Replacing T with T' frees up the 2♦ opening, so by updating S "the obvious way", we get something like

Aztec Blue Club (our S'):

2♦ = weak preempt not overapping with 2♥+
7N = 17-24, (4441)
other: same as S,

which to me now seems better than regular Blue Club for any reasonable choice of weak 2♦ preempt due to the extremely low frequency of Blue Club's 2♦ opening.
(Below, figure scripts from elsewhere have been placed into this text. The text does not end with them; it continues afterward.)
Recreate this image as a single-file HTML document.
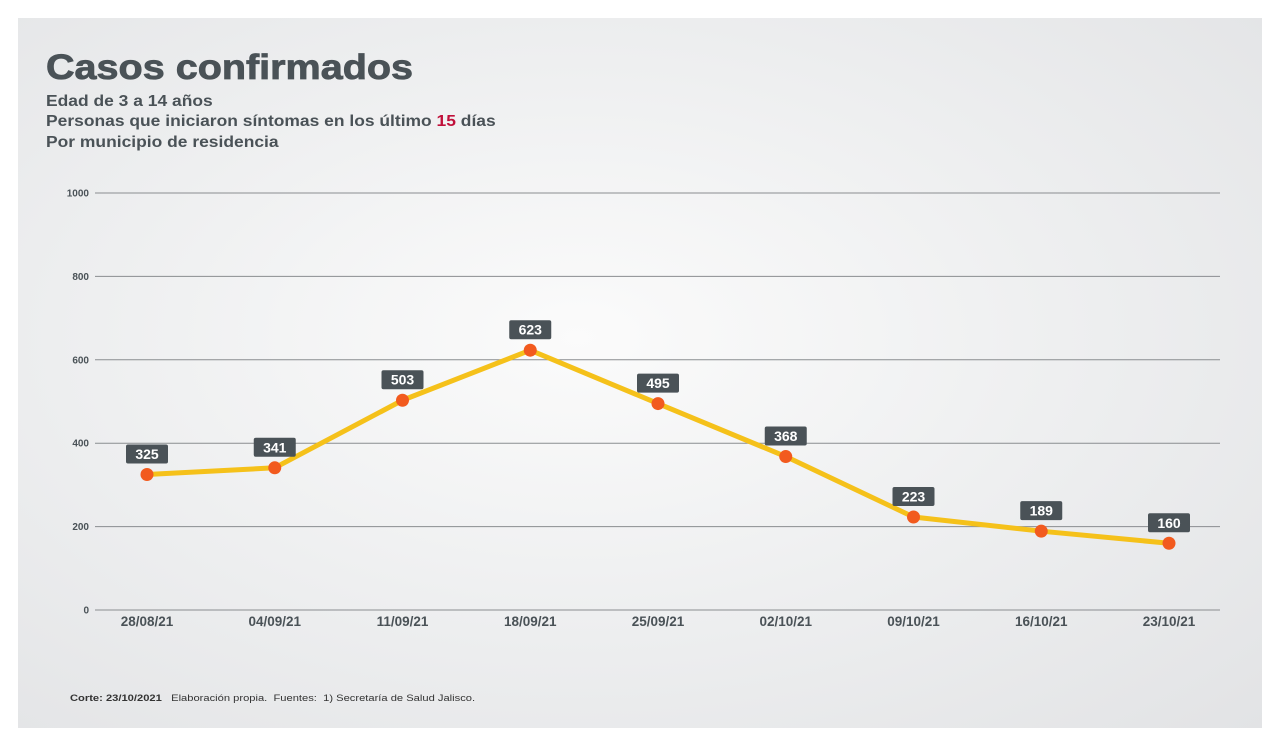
<!DOCTYPE html>
<html><head><meta charset="utf-8"><style>
body{margin:0;width:1280px;height:746px;background:#fff;font-family:"Liberation Sans",sans-serif;overflow:hidden}
#panel{position:absolute;left:18px;top:18px;width:1244px;height:710px;background:radial-gradient(ellipse at 45% 45%,#fbfbfb 0%,#eeeff0 50%,#e2e3e5 100%)}
.t{position:absolute;color:#4a5257;font-weight:bold;white-space:nowrap;transform-origin:0 0}
</style></head><body>
<div id="panel"></div>
<div class="t" style="left:46px;top:48px;font-size:35px;transform:scaleX(1.13);-webkit-text-stroke:0.8px #4a5257">Casos confirmados</div>
<div class="t" style="left:46px;top:93px;font-size:16px;transform:scaleX(1.09)">Edad de 3 a 14 años</div>
<div class="t" style="left:46px;top:113px;font-size:16px;transform:scaleX(1.09)">Personas que iniciaron síntomas en los último <span style="color:#c0103a">15</span> días</div>
<div class="t" style="left:46px;top:134px;font-size:16px;transform:scaleX(1.09)">Por municipio de residencia</div>
<svg width="1280" height="746" style="position:absolute;left:0;top:0"></svg>
<div class="t" style="left:70px;top:693px;font-size:9px;font-weight:normal;color:#333;transform:scaleX(1.24)"><b>Corte: 23/10/2021</b>&nbsp;&nbsp; Elaboración propia.&nbsp; Fuentes:&nbsp; 1) Secretaría de Salud Jalisco.</div>
<script>
const categories=["28/08/21","04/09/21","11/09/21","18/09/21","25/09/21","02/10/21","09/10/21","16/10/21","23/10/21"];
const values=[325,341,503,623,495,368,223,189,160];
const yTicks=[0,200,400,600,800,1000];
const svg=document.querySelector('svg');
const NS='http://www.w3.org/2000/svg';
const x=i=>147+i*127.75;
const y=v=>610-v*0.417;
function mk(t,a){const e=document.createElementNS(NS,t);for(const k in a)e.setAttribute(k,a[k]);svg.appendChild(e);return e;}
yTicks.forEach(v=>{
 const l=mk('line',{x1:95,x2:1220,y1:y(v),y2:y(v),stroke:'#8a8d90','stroke-width':1});
 
 
 const t=mk('text',{x:89,y:y(v)+3.5,'text-anchor':'end','font-size':10,'font-weight':'bold',fill:'#4a5257'});
 t.textContent=v;
 
 
});
categories.forEach((c,i)=>{
 const t=mk('text',{x:x(i),y:626,'text-anchor':'middle','font-size':13.5,'font-weight':'bold',fill:'#4a5257'});
 t.textContent=c;
 
 
});
const p=mk('polyline',{points:values.map((v,i)=>x(i)+','+y(v)).join(' '),fill:'none',stroke:'#f5c11a','stroke-width':5,'stroke-linejoin':'round'});


values.forEach((v,i)=>{
 const d=mk('circle',{cx:x(i),cy:y(v),r:6.5,fill:'#f25a1e'});
 
 
 const b=mk('rect',{x:x(i)-21,y:y(v)-30,width:42,height:19,rx:2,fill:'#4a5257'});
 
 
 const t=mk('text',{x:x(i),y:y(v)-15.5,'text-anchor':'middle','font-size':14,'font-weight':'bold',fill:'#fff'});
 t.textContent=v;
 
 
});
</script>
</body></html>
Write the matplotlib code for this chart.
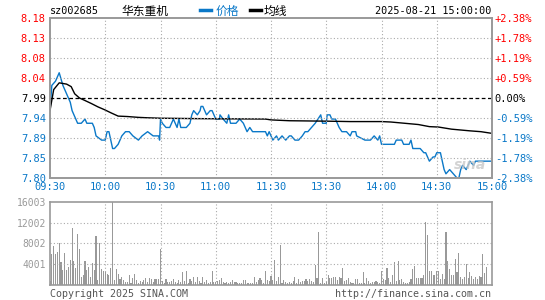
import matplotlib
matplotlib.use("Agg")
import matplotlib.pyplot as plt
from matplotlib.lines import Line2D

# 分时价格 (分钟序号, 价格)
price_min = [0, 1, 3, 4, 5, 7, 9, 11, 12, 15, 17, 19, 20, 23, 24, 25, 28, 30, 31, 32,
             34, 35, 37, 39, 41, 43, 45, 48, 50, 53, 56, 59, 59.5, 60, 61, 63, 65, 67, 69, 70,
             71, 74, 76, 77, 78, 80, 81.5, 82, 83, 85, 87, 88, 90, 92, 92.3, 94, 96, 97, 98, 99.5,
             101, 103, 105, 107, 108.5, 110, 112, 117, 118, 119, 121, 123, 124, 126, 128, 130, 131, 133, 135, 137,
             138.5, 140, 142, 144, 145.5, 147, 148, 150, 150.5, 152, 153, 155, 156, 157, 158.5, 161, 163, 164, 166, 166.5,
             171, 173, 174, 176, 178, 179, 180, 183, 187, 188, 191, 192, 195, 196, 197, 199, 201, 203, 204, 205,
             206, 208, 209, 210, 212, 213, 214, 215, 217, 219, 221, 222, 223, 224, 226, 227, 228, 230, 231, 240]
price = [7.96, 8.02, 8.03, 8.04, 8.05, 8.02, 8.00, 7.98, 7.96, 7.93, 7.93, 7.94, 7.93, 7.93, 7.92, 7.90, 7.89, 7.89, 7.91, 7.91,
         7.87, 7.87, 7.88, 7.90, 7.91, 7.91, 7.90, 7.89, 7.90, 7.91, 7.90, 7.90, 7.89, 7.94, 7.93, 7.92, 7.92, 7.94, 7.92, 7.94,
         7.92, 7.92, 7.93, 7.95, 7.96, 7.95, 7.96, 7.97, 7.97, 7.95, 7.96, 7.96, 7.94, 7.94, 7.95, 7.94, 7.93, 7.95, 7.93, 7.93,
         7.93, 7.94, 7.93, 7.91, 7.92, 7.91, 7.91, 7.91, 7.90, 7.91, 7.89, 7.90, 7.89, 7.90, 7.89, 7.90, 7.90, 7.89, 7.89, 7.90,
         7.91, 7.91, 7.92, 7.93, 7.94, 7.95, 7.93, 7.93, 7.95, 7.95, 7.94, 7.94, 7.93, 7.92, 7.91, 7.91, 7.90, 7.91, 7.91, 7.90,
         7.89, 7.89, 7.89, 7.90, 7.89, 7.90, 7.88, 7.88, 7.88, 7.89, 7.89, 7.88, 7.88, 7.89, 7.87, 7.87, 7.87, 7.86, 7.86, 7.85,
         7.84, 7.85, 7.85, 7.86, 7.86, 7.84, 7.82, 7.81, 7.82, 7.81, 7.80, 7.80, 7.82, 7.83, 7.82, 7.83, 7.84, 7.83, 7.84, 7.84]

# 均价线
avg_min = [0, 2, 5, 9, 11.5, 13.4, 16, 19, 22.4, 26, 29.7, 33, 37, 42, 48, 53, 60, 80, 117, 120,
           130, 150, 163, 180, 185, 195, 200, 206, 211, 218, 228, 234, 240]
avg = [7.96, 8.01, 8.026, 8.023, 8.017, 8.00, 7.99, 7.984, 7.977, 7.969, 7.962, 7.955, 7.947, 7.946, 7.944, 7.943,
       7.942, 7.941, 7.940, 7.938, 7.936, 7.935, 7.934, 7.934, 7.933, 7.929, 7.927, 7.922, 7.921, 7.916, 7.912, 7.91, 7.906]

# 每分钟成交量
volume = [770, 5950, 7490, 5950, 6340, 8000, 4420, 2880, 6150, 2820, 3390, 4800, 10940, 4600, 3260, 9790, 6910, 1470, 1860, 4600,
          2880, 3390, 1600, 4220, 2880, 9400, 960, 8000, 3070, 2690, 2560, 2110, 1980, 3260, 16003, 960, 3070, 2110, 1150, 1470,
          960, 640, 500, 1920, 320, 1280, 2110, 960, 320, 800, 640, 960, 1280, 640, 1280, 1150, 640, 1150, 1150, 1150,
          6910, 830, 320, 1150, 640, 640, 700, 1150, 640, 450, 960, 500, 2500, 830, 2690, 320, 1150, 830, 1470, 640,
          1470, 830, 450, 1470, 640, 960, 450, 600, 2690, 640, 510, 830, 960, 1410, 640, 450, 640, 450, 640, 960,
          500, 640, 450, 450, 450, 960, 960, 450, 450, 450, 450, 1470, 500, 960, 1340, 960, 450, 2690, 960, 700,
          1730, 960, 4800, 830, 1600, 7680, 450, 960, 580, 450, 640, 450, 770, 1470, 450, 1090, 640, 770, 770, 1090,
          700, 1090, 830, 640, 3900, 1280, 10180, 450, 1280, 450, 600, 1860, 1280, 1280, 1600, 1470, 960, 1600, 1410, 3260,
          830, 960, 1280, 600, 450, 450, 1090, 1090, 450, 450, 2500, 450, 1340, 830, 450, 580, 600, 770, 640, 450,
          2690, 1090, 960, 3260, 1340, 640, 1860, 4420, 700, 4600, 960, 1220, 640, 450, 320, 640, 1090, 3070, 3650, 1340,
          1340, 1340, 1340, 1860, 12030, 9600, 2690, 2690, 1920, 1920, 2690, 2690, 1090, 2110, 1090, 10180, 4600, 3000, 1860, 1860,
          5060, 2560, 6200, 1470, 1090, 1470, 4030, 1340, 2500, 1730, 1090, 1600, 1200, 1730, 1600, 5950, 2300, 3460, 0, 0, 0]

prev_close = 7.99
price_ticks = [7.80, 7.8475, 7.895, 7.9425, 7.99, 8.0375, 8.085, 8.1325, 8.18]
price_labels = ["7.80", "7.85", "7.89", "7.94", "7.99", "8.04", "8.08", "8.13", "8.18"]
pct_labels = ["-2.38%", "-1.78%", "-1.19%", "-0.59%", "0.00%", "+0.59%", "+1.19%", "+1.78%", "+2.38%"]
time_ticks = [0, 30, 60, 90, 120, 150, 180, 210, 240]
time_labels = ["09:30", "10:00", "10:30", "11:00", "11:30", "13:30", "14:00", "14:30", "15:00"]
vol_ticks = [4001, 8002, 12002, 16003]

BLUE = "#0a78c8"
RED = "#ff0000"
GRID = "#aaaaaa"
mono = "DejaVu Sans Mono"

fig = plt.figure(figsize=(5.45, 3.0), dpi=100)
ax = fig.add_axes([50/545, 1-178/300, 442/545, 160/300])
axv = fig.add_axes([50/545, 1-285/300, 442/545, 83.3/300])

# 价格图
ax.plot(price_min, price, color=BLUE, lw=1.0)
ax.plot(avg_min, avg, color="black", lw=1.0)
ax.set_xlim(0, 240)
ax.set_ylim(price_ticks[0], price_ticks[-1])
for t in price_ticks[1:-1]:
    if abs(t - prev_close) < 1e-6:
        ax.axhline(t, color="black", lw=0.9, ls=(0, (3, 2)))
    else:
        ax.axhline(t, color=GRID, lw=0.8, ls=(0, (1, 2)))
for t in time_ticks[1:-1]:
    ax.axvline(t, color=GRID, lw=0.8, ls=(0, (1, 2)))
ax.set_yticks(price_ticks)
ax.set_yticklabels(price_labels, fontfamily=mono, fontsize=7.5)
for lab, t in zip(ax.get_yticklabels(), price_ticks):
    lab.set_color(RED if t > prev_close + 1e-6 else (BLUE if t < prev_close - 1e-6 else "black"))
ax.set_xticks(time_ticks)
ax.set_xticklabels(time_labels, fontfamily=mono, fontsize=7.5, color=BLUE)
ax.tick_params(length=0, pad=3)

ax2 = ax.twinx()
ax2.set_ylim(ax.get_ylim())
ax2.set_yticks(price_ticks)
ax2.set_yticklabels(pct_labels, fontfamily=mono, fontsize=7.5)
for lab, t in zip(ax2.get_yticklabels(), price_ticks):
    lab.set_color(RED if t > prev_close + 1e-6 else (BLUE if t < prev_close - 1e-6 else "black"))
ax2.tick_params(length=0, pad=2)

for a in (ax, ax2, axv):
    for s in a.spines.values():
        s.set_color("#999999")
        s.set_linewidth(1.2)

# 成交量图
axv.bar(range(len(volume)), volume, width=0.6, color="#999999")
axv.set_xlim(0, 240)
axv.set_ylim(0, vol_ticks[-1])
for t in vol_ticks[:-1]:
    axv.axhline(t, color=GRID, lw=0.8, ls=(0, (1, 2)))
for t in time_ticks[1:-1]:
    axv.axvline(t, color=GRID, lw=0.8, ls=(0, (1, 2)), zorder=0)
axv.set_yticks(vol_ticks)
axv.set_yticklabels([str(v) for v in vol_ticks], fontfamily=mono, fontsize=7, color="#999999")
axv.set_xticks([])
axv.tick_params(length=0, pad=3)

# 标题栏
ty = 1 - 11/300
fig.text(50/545, ty, "sz002685", fontfamily=mono, fontsize=7.3, va="center", ha="left")
fig.text(121/545, ty, "华东重机", fontfamily=["Noto Sans CJK SC", "DejaVu Sans"], fontsize=8.5, va="center", ha="left")
fig.add_artist(Line2D([200/545, 211/545], [1-10/300, 1-10/300], color=BLUE, lw=2.5, transform=fig.transFigure))
fig.text(216/545, ty, "价格", fontfamily=["Noto Sans CJK SC", "DejaVu Sans"], fontsize=8.5, va="center", color=BLUE)
fig.add_artist(Line2D([250/545, 261/545], [1-10/300, 1-10/300], color="black", lw=2.5, transform=fig.transFigure))
fig.text(264/545, ty, "均线", fontfamily=["Noto Sans CJK SC", "DejaVu Sans"], fontsize=8.5, va="center")
fig.text(491/545, ty, "2025-08-21 15:00:00", fontfamily=mono, fontsize=7.3, va="center", ha="right")

# 水印
ax.text(228, 7.832, "sina", fontsize=10, fontweight="bold", fontstyle="italic", color="#c8c8c8", alpha=0.8, ha="center", va="center")

# 底部文字
by = 1 - 294/300
fig.text(50/545, by, "Copyright 2025 SINA.COM", fontfamily=mono, fontsize=7.2, color="#555555", va="center")
fig.text(491/545, by, "http://finance.sina.com.cn", fontfamily=mono, fontsize=7.2, color="#555555", va="center", ha="right")

fig.savefig("out.png", dpi=100)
So IMO,

* S' is better than S
* S is better than S' on T' hands
* S is at least as good as S' on T hands (but not better, so it's not a perfect example)

[nullve]

Or we can let S be any (hypothetical) system where

2♦ = 432-432-432-5432 exactly
4♠ = AKQJT98765-2-2-2 exactly

and let

T = the 4♠ opening inn S
T' = mandatory 4♠ opening with 432-432-432-5432 exactly

Then after the update, when 2♦ has turned into a reasonably frequent and useful opening,

* S' is better than S (really)
* S is better than S' on T hands (really)
* S is better than S' on T' hands (really)

This post has been edited by nullve: 2016-February-28, 09:46

[gwnn]

I thought the point was that T and T' were the same bid(s)?

[nullve]

 gwnn, on 2016-February-28, 09:30, said:

I thought the point was that T and T' were the same bid(s)?

Yes, sorry. Edited now.

[gwnn]

OK I agree, that's a good example. Well done.

[mgoetze]

 nullve, on 2016-February-28, 07:59, said:

Replacing T with T' frees up the 2♦ opening, so by updating S "the obvious way"

If we know how to do this, why don't we just play "the obvious system"?

[nullve]

 mgoetze, on 2016-February-28, 14:46, said:

If we know how to do this, why don't we just play "the obvious system"?

Fair point, because even in a seemingly simple case like

S = 2/1
T = Weak 2D
T¨= Flannery 2D,

how we choose to update S will clearly depend on our current bidding philosophy. And not just regarding standards for a 1D or 3D opening, because it might not be obvious for all eternity (and all system regulations) that we have to stuff all our T openers into P, 1D or 3D after replacing T with T'.